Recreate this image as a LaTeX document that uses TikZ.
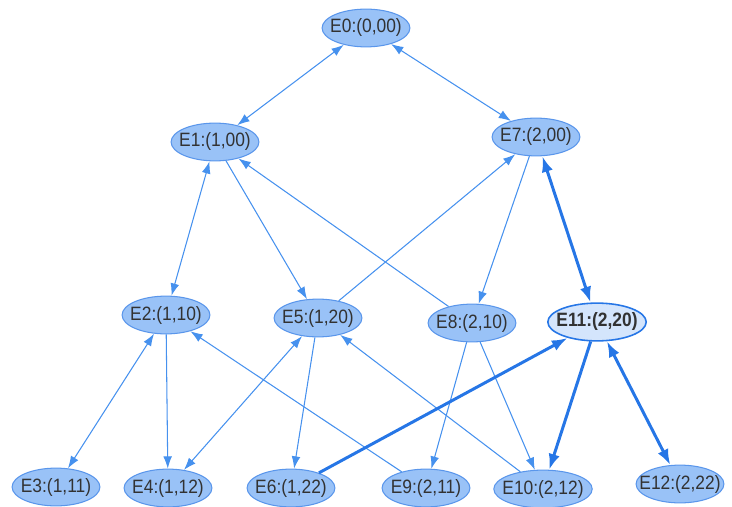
\documentclass[tikz,border=0pt]{standalone}
\usepackage{fontspec}
\setmainfont[FakeStretch=0.9]{Liberation Sans}
\usepackage{tikz}
\usetikzlibrary{shapes.geometric}
\usetikzlibrary{arrows.meta}

\definecolor{nodefill}{RGB}{153,194,247}
\definecolor{nodeline}{RGB}{90,150,235}
\definecolor{thinedge}{RGB}{70,145,238}
\definecolor{thickedge}{RGB}{38,118,230}
\definecolor{markfill}{RGB}{212,229,252}
\definecolor{labeltext}{RGB}{50,50,50}

\begin{document}
\begin{tikzpicture}
    [
    x=0.02cm, y=-0.02cm,
    state/.style={ellipse,draw=nodeline,fill=nodefill,line width=0.6pt,
      inner xsep=-7pt,inner ysep=0pt,minimum width=50pt,minimum height=21.5pt,
      text=labeltext,font=\fontsize{11}{13}\selectfont},
    wide/.style={minimum width=56pt},
    marked/.style={fill=markfill,draw=thickedge,line width=0.9pt,font=\fontsize{11}{13}\selectfont\bfseries},
    thin/.style={thinedge,line width=0.6pt,-{Latex[length=7pt,width=5pt]}},
    thinboth/.style={thin,{Latex[length=7pt,width=5pt]}-{Latex[length=7pt,width=5pt]}},
    thick/.style={thickedge,line width=1.7pt,-{Latex[length=9pt,width=6.5pt]}},
    thickboth/.style={thick,{Latex[length=9pt,width=6.5pt]}-{Latex[length=9pt,width=6.5pt]}}
    ]
    \useasboundingbox (0,0) rectangle (732,506);
    \node (e0) at (366,28) [state] {E0:(0,00)};
    \node (e1) at (215,142) [state] {E1:(1,00)};
    \node (e7) at (536,137) [state] {E7:(2,00)};
    \node (e2) at (166,315) [state] {E2:(1,10)};
    \node (e5) at (318,318) [state] {E5:(1,20)};
    \node (e8) at (472,323) [state] {E8:(2,10)};
    \node (e11) at (597,322) [state, wide, marked] {E11:(2,20)};
    \node (e3) at (56,487) [state] {E3:(1,11)};
    \node (e4) at (168,488) [state] {E4:(1,12)};
    \node (e6) at (291,488) [state] {E6:(1,22)};
    \node (e9) at (426,488) [state] {E9:(2,11)};
    \node (e10) at (543,489) [state, wide] {E10:(2,12)};
    \node (e12) at (680,484) [state] {E12:(2,22)};

    \draw [thinboth] (e1) to (e0);
    \draw [thinboth] (e0) to (e7);
    \draw [thinboth] (e1) to (e2);
    \draw [thin] (e1) to (e5);
    \draw [thin] (e8) to (e1);
    \draw [thin] (e5) to (e7);
    \draw [thin] (e7) to (e8);
    \draw [thinboth] (e2) to (e3);
    \draw [thin] (e2) to (e4);
    \draw [thin] (e9) to (e2);
    \draw [thinboth] (e5) to (e4);
    \draw [thin] (e5) to (e6);
    \draw [thin] (e10) to (e5);
    \draw [thin] (e8) to (e9);
    \draw [thin] (e8) to (e10);

    \draw [thickboth] (e7) to (e11);
    \draw [thick] (e6) to (e11);
    \draw [thick] (e11) to (e10);
    \draw [thickboth] (e11) to (e12);
\end{tikzpicture}
\end{document}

■ ■ ■ ■

*Task details*: Reproduce the full material exactly, excluding the pictures.

*Exercise output*:
Recreate this image as a LaTeX document that uses TikZ.
\documentclass[tikz,border=0pt]{standalone}
\usepackage{fontspec}
\setmainfont[FakeStretch=0.9]{Liberation Sans}
\usepackage{tikz}
\usetikzlibrary{shapes.geometric}
\usetikzlibrary{arrows.meta}

\definecolor{nodefill}{RGB}{153,194,247}
\definecolor{nodeline}{RGB}{90,150,235}
\definecolor{thinedge}{RGB}{70,145,238}
\definecolor{thickedge}{RGB}{38,118,230}
\definecolor{markfill}{RGB}{212,229,252}
\definecolor{labeltext}{RGB}{50,50,50}

\begin{document}
\begin{tikzpicture}
    [
    x=0.02cm, y=-0.02cm,
    state/.style={ellipse,draw=nodeline,fill=nodefill,line width=0.6pt,
      inner xsep=-7pt,inner ysep=0pt,minimum width=50pt,minimum height=21.5pt,
      text=labeltext,font=\fontsize{11}{13}\selectfont},
    wide/.style={minimum width=56pt},
    marked/.style={fill=markfill,draw=thickedge,line width=0.9pt,font=\fontsize{11}{13}\selectfont\bfseries},
    thin/.style={thinedge,line width=0.6pt,-{Latex[length=7pt,width=5pt]}},
    thinboth/.style={thin,{Latex[length=7pt,width=5pt]}-{Latex[length=7pt,width=5pt]}},
    thick/.style={thickedge,line width=1.7pt,-{Latex[length=9pt,width=6.5pt]}},
    thickboth/.style={thick,{Latex[length=9pt,width=6.5pt]}-{Latex[length=9pt,width=6.5pt]}}
    ]
    \useasboundingbox (0,0) rectangle (732,506);
    \node (e0) at (366,28) [state] {E0:(0,00)};
    \node (e1) at (215,142) [state] {E1:(1,00)};
    \node (e7) at (536,137) [state] {E7:(2,00)};
    \node (e2) at (166,315) [state] {E2:(1,10)};
    \node (e5) at (318,318) [state] {E5:(1,20)};
    \node (e8) at (472,323) [state] {E8:(2,10)};
    \node (e11) at (597,322) [state, wide, marked] {E11:(2,20)};
    \node (e3) at (56,487) [state] {E3:(1,11)};
    \node (e4) at (168,488) [state] {E4:(1,12)};
    \node (e6) at (291,488) [state] {E6:(1,22)};
    \node (e9) at (426,488) [state] {E9:(2,11)};
    \node (e10) at (543,489) [state, wide] {E10:(2,12)};
    \node (e12) at (680,484) [state] {E12:(2,22)};

    \draw [thinboth] (e1) to (e0);
    \draw [thinboth] (e0) to (e7);
    \draw [thinboth] (e1) to (e2);
    \draw [thin] (e1) to (e5);
    \draw [thin] (e8) to (e1);
    \draw [thin] (e5) to (e7);
    \draw [thin] (e7) to (e8);
    \draw [thinboth] (e2) to (e3);
    \draw [thin] (e2) to (e4);
    \draw [thin] (e9) to (e2);
    \draw [thinboth] (e5) to (e4);
    \draw [thin] (e5) to (e6);
    \draw [thin] (e10) to (e5);
    \draw [thin] (e8) to (e9);
    \draw [thin] (e8) to (e10);

    \draw [thickboth] (e7) to (e11);
    \draw [thick] (e6) to (e11);
    \draw [thick] (e11) to (e10);
    \draw [thickboth] (e11) to (e12);
\end{tikzpicture}
\end{document}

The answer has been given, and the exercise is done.